Color is all around you at the Antique Automobile Club of America’s fall meet in Hershey, Pennsylvania. It jumps out of the asphalt in bright patches. You find it on a ’50s barge draped in improbable Pantone pastels, a blooming garage sign fired in bright primary enamels, or a ruby wand of sunlight refracted through a cloisonne badge or blue-dot tail light lens.
But the color that best describes the expansive Hershey flea market is a bittersweet shade of autumn— the soft red-brown of oxidizing iron and steel.
In the vintage Hershey years of the early ‘70s, when brass and nickel plated survivors from the 1910s and ’20s with meter-high wooden wheels were not yet uncommon, the color of rust was even more prevalent than it is now. Many fewer reproduction parts were available, and rare oxidized castings, carbon-blasted innards, broken brackets and pin holed sheet metal were spread out in their hundreds on beat up collapsible tables that tilted on the muddy undulating fields, to be picked through by owners of arcane marques, haggled over, wrapped in swaddling and lovingly restored in neat basement workshops.
If you didn’t have to wash red dust off your hands upon returning home, no one would believe you had been to Hershey.

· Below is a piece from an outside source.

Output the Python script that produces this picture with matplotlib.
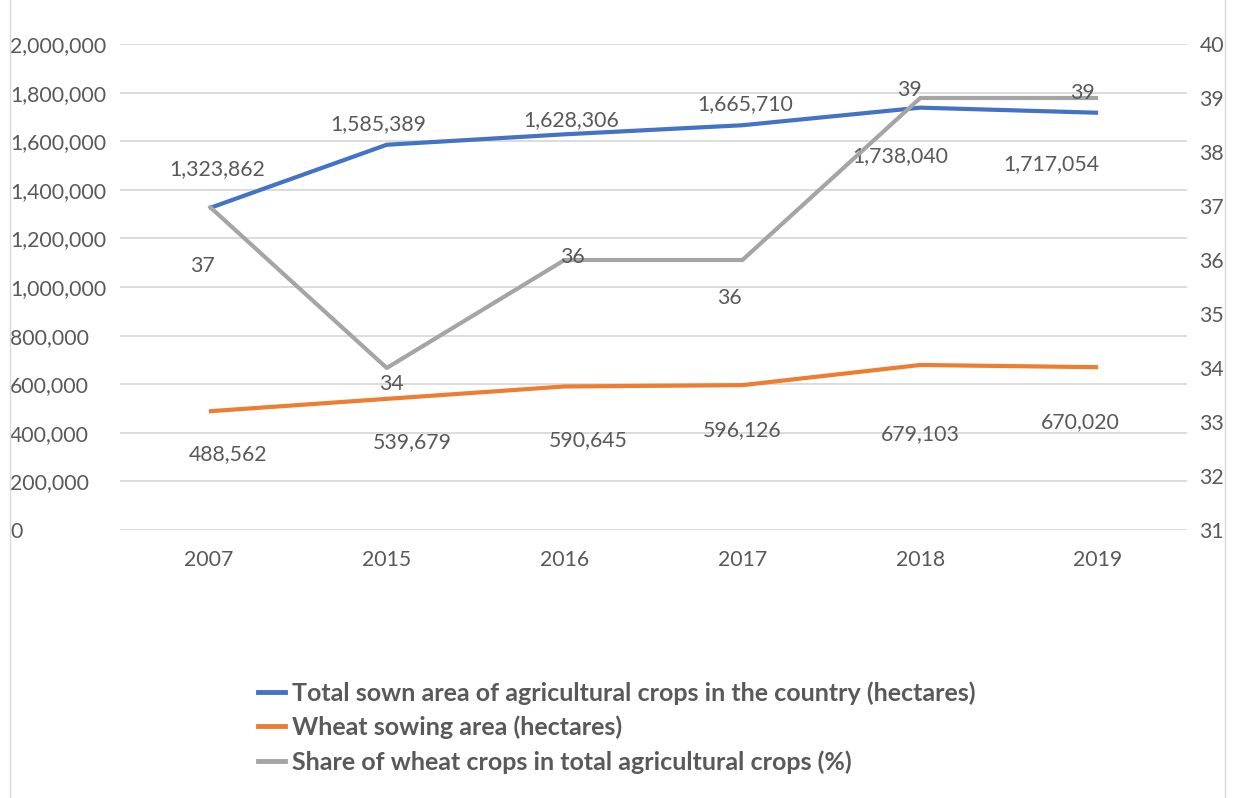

Rust, at best, merely colors the edges of things, or rests lightly on the surface where it asks the new owner, “Do you really want to hurt me?” In the day, most rusty cars underwent restoration; few were kept as “survivors”. In fact, the term “patina”, when used to describe an old car, was generally a criticism.
Whoever buys this 1968 Austin-Healey must decide between restoration and preservation. If it truly is a 5600 mile car as claimed (despite the cords showing through the treads) it might be a candidate for the newest wrinkle in the hobby. New rubber and spinning parts, a restored engine compartment, recovered seats and shined up chrome bits would make a striking contrast to its pampered kindred. Given that there has to be a good story attached to that number plate sandwich, “Derelict” might be the class for this baby. One of my old pals used to tell wild tales about weekend passes from The U. S. Naval base at Subic Bay, The Philippines.
And, is that a British plate, minus its chamfered numbers peeking out from under? Sit me down and tell me a tale!
There’s rust, then there’s a rusty look. A rarity in the States, this beautiful ’36 Ford Ute has the traditional brushed on coat of red oxide primer that has been used as a place sitter for final finishing from time immemorial. Seems reasonably priced to me at $12,500 OBO, despite its Ozian driver placement; you can always stick an EZ Pass on the windshield or use a cue stick with gum on its tip to pay tolls. It might not even be that difficult to move the wheel over to the left, given the plethora of Ford parts on the market.
Here’s a rusty mill you would probably want to refinish: a “str-eight” from a ’41 Buick with rare, factory twin-carb setup. By Thursday morning, it was already sold to the happy Hershey patron shown gesticulating about his good fortune in this photo. I don’t know enough to tell whether it’s the smaller 248 cid or big 320 cid eight cylinder, but one thing for sure: it’s got overhead valves. Buick never made a flathead engine, ever. A local garage might even enjoy taking on the project, until they opened up the bottom end and found the cast-in-place babbitt bearings. Horrors!
If you want truly enigmatic engineering that your local mechanic would shake his head at, try the first generation Dubonnet Independent Front Suspension on this ’34 Chevy. Designed by the man who could drink aperitifs for free (and probably did while drawing it up), it was massive and heavy, and the huge lubricant cylinders were likely to leak around the spindles. Chevy recommended checking the oil level every 1000 miles, but few owners bothered, so empty oil cylinders resulted in cars that jumped like gamboling porpoises. This action was exacerbated by the geometry of the design, which prevented inclusion of any kind of anti-dive technology. Though blessed with sprung steering gear and capable of maintaining the maximum contact patch, the system was ill advised for high production cars owned by regular folk. By 1939, Chevy went to conventional A-arm IFS.
How about this little bundle of joy? A two-stroke, three cylinder SAAB engine is just the thing to decorate the corner of your living room, or smoke your honey bees into a calmed state. There’s something winning in its compact size and shape, a mighty mite, Super Mario with the cuteness of a Japanese plush toy.
More red oxide… this time on a trailer. But, also on the trailer, this nifty Nash Statesman, a vehicle that could have preceded the Ford Taurus by 35 years in inspiring Lee Iaccoca’s derisive monicker, “potato car”, but acquired a more fitting nickname, as its shape brought to mind the typical plumbing of its day. When the new Airflyte body was introduced in 1949, the first car could not have been half way along the assembly line before workers started giggling the word, “bathtub”.
This one, in porcelain white, has to be the platonic ideal of the term. It even predicts the “walk-in” tubs with car doors that are being marketed to older folks nowadays. Just flip it over, fill it with water, a capful of Mr. Bubbles and bring your rubber ducky.
It would be just the thing to wash away all that dust—and rust—at the end of a great day in the Hershey flea market.